Die Chinesen kommen
Weil täglich tausende Touristen die malerische Kulisse Hallstatts schätzen, ist vielen Bewohnern die Lust an der Idylle vergangen: Die Massen ziehen einen Graben durch den Ort – zu sehen in der ORF-Reihe „Am Schauplatz“.
Menschenmassen zwängen sich durch die einzige Straße des Ortes. Das Zentrum ist teilweise schon so verstopft, dass die Bewohner einen weiten Bogen herum machen: Willkommen in Hallstatt im Salzkammergut, jener malerischen 780-Seelen-Ortschaft, die von Touristen überschwemmt wird. An Spitzentagen kommen bis zu 10.000 von ihnen, um einen Hauch der Idylle einzuatmen, die vielen Einheimischen bereits abhandengekommen ist – außer den Profiteuren des Massentourismus.

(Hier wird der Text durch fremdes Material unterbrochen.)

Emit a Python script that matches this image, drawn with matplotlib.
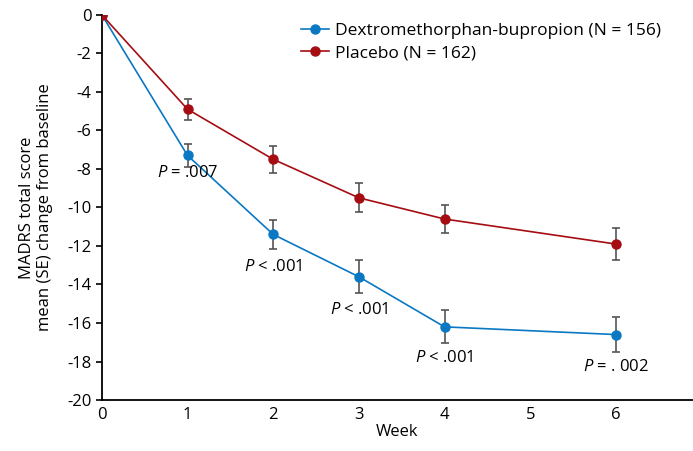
import matplotlib.pyplot as plt
import numpy as np

plt.rcParams['font.family'] = ['Open Sans', 'DejaVu Sans']
plt.rcParams['axes.unicode_minus'] = False
plt.rcParams['mathtext.fontset'] = 'custom'
plt.rcParams['mathtext.it'] = 'Open Sans:italic'
plt.rcParams['mathtext.rm'] = 'Open Sans'

weeks = [0, 1, 2, 3, 4, 6]
dex_mean = [0, -7.3, -11.4, -13.6, -16.2, -16.6]
dex_se = [0, 0.6, 0.75, 0.85, 0.85, 0.9]
pbo_mean = [0, -4.9, -7.5, -9.5, -10.6, -11.9]
pbo_se = [0, 0.55, 0.7, 0.75, 0.75, 0.85]
p_weeks = [1, 2, 3, 4, 6]
p_labels = [('=', '.007'), ('<', '.001'), ('<', '.001'), ('<', '.001'), ('=', '. 002')]
p_y = [-8.2, -13.1, -15.3, -17.8, -18.3]

blue = '#0a78c2'
red = '#a50d12'

fig = plt.figure(figsize=(6.93, 4.51), dpi=100)
ax = fig.add_axes([0.147, 0.113, 0.853, 0.854])

for mean, se, color, label in [(dex_mean, dex_se, blue, 'Dextromethorphan-bupropion (N = 156)'),
                                (pbo_mean, pbo_se, red, 'Placebo (N = 162)')]:
    se_plot = np.array(se, dtype=float)
    ax.errorbar(weeks[1:], mean[1:], yerr=se_plot[1:], fmt='none', ecolor='#555555',
                elinewidth=1.2, capsize=3, capthick=1.2, zorder=2)
    ax.plot(weeks, mean, color=color, marker='o', markersize=6.5, linewidth=1.2,
            label=label, zorder=3)

for w, (op, val), y in zip(p_weeks, p_labels, p_y):
    ax.text(w, y, f'$\\mathit{{P}}$ {op} {val}', ha='center', va='center', fontsize=12)

ax.set_xlim(0, 6.9)
ax.set_ylim(-20, 0)
ax.set_xticks(range(0, 7))
ax.set_yticks(range(-20, 1, 2))
ax.tick_params(axis='x', length=0, labelsize=12, pad=5)
ax.tick_params(axis='y', length=4, width=1.2, labelsize=12)
for s in ['top', 'right']:
    ax.spines[s].set_visible(False)
for s in ['left', 'bottom']:
    ax.spines[s].set_linewidth(1.3)
ax.set_xlabel('Week', fontsize=12, labelpad=1)
ax.set_ylabel('MADRS total score\nmean (SE) change from baseline', fontsize=12,
              linespacing=1.2, labelpad=10)

ax.legend(loc='upper left', bbox_to_anchor=(0.31, 1.02), frameon=False, fontsize=12.5,
          handlelength=1.6, handletextpad=0.4, labelspacing=0.35)

fig.savefig('out.png', dpi=100)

„Die Stimmung ist sehr unterschiedlich. Bei denen, die gut am Tourismus verdienen, ist sie durchaus euphorisch. Der Großteil der Bevölkerung ist aber sehr frustriert“, sagt ORF-Redakteurin Julia Kovarik, die für ihre Reportage Am Schauplatz: Die Chinesen kommen in Hallstatt gedreht hat. Zu sehen ist sie heute, Donnerstag, um 21.05 Uhr in ORF 2.
An den Nerven zehrten vor allem die ständigen Störungen, die durch den Lärmpegel, das Fotografieren und das Eindringen in die Privatsphäre entstehen: „Es wird sehr viel fotografiert. Vor allem mit Selfiesticks und Drohnen.“
Busse voller Touristen
Eine Hallstätterin meinte gar: „Wir haben uns von gastfreundlichen Menschen zu aggressiven Menschenfeinden entwickelt“, erzählt Kovarik dem STANDARD.
Für den größten Ärger sorgen vor allem die Tagestouristen, die mit dem Reisebus kommen, nur wenige Stunden bleiben und fast nichts konsumieren. Das seien überwiegend Asiaten, meist Chinesen: „Aber nicht nur, sondern auch Taiwanesen, Japaner, Südkoreaner, Thailänder“, sagt Kovarik. In der chinesischen Provinz Guangdong wurde vor ein paar Jahren sogar eine Hallstatt-Kopie gebaut. Mit Folgen, denn: „Eine Menge Touristen scheint zu glauben, dass Hallstatt ein großes Freilichtmuseum ist, was dazu führt, dass sie manchmal bis ins Wohnzimmer kommen.“
Bei ihrer Reportage stieß die Sendungsmacherin auf ambivalente Reaktionen. Viele Anrainer seien froh gewesen, dass sich endlich jemand für sie interessiere, auf der anderen Seite trauten sich einige nicht, ihren Unmut vor der Kamera zu artikulieren, aus Angst, sich die Zunge zu verbrennen: „Sie wollen es sich mit niemandem verscherzen. Schließlich kennt jeder auch jemanden, der am Tourismus verdient“, so Kovarik.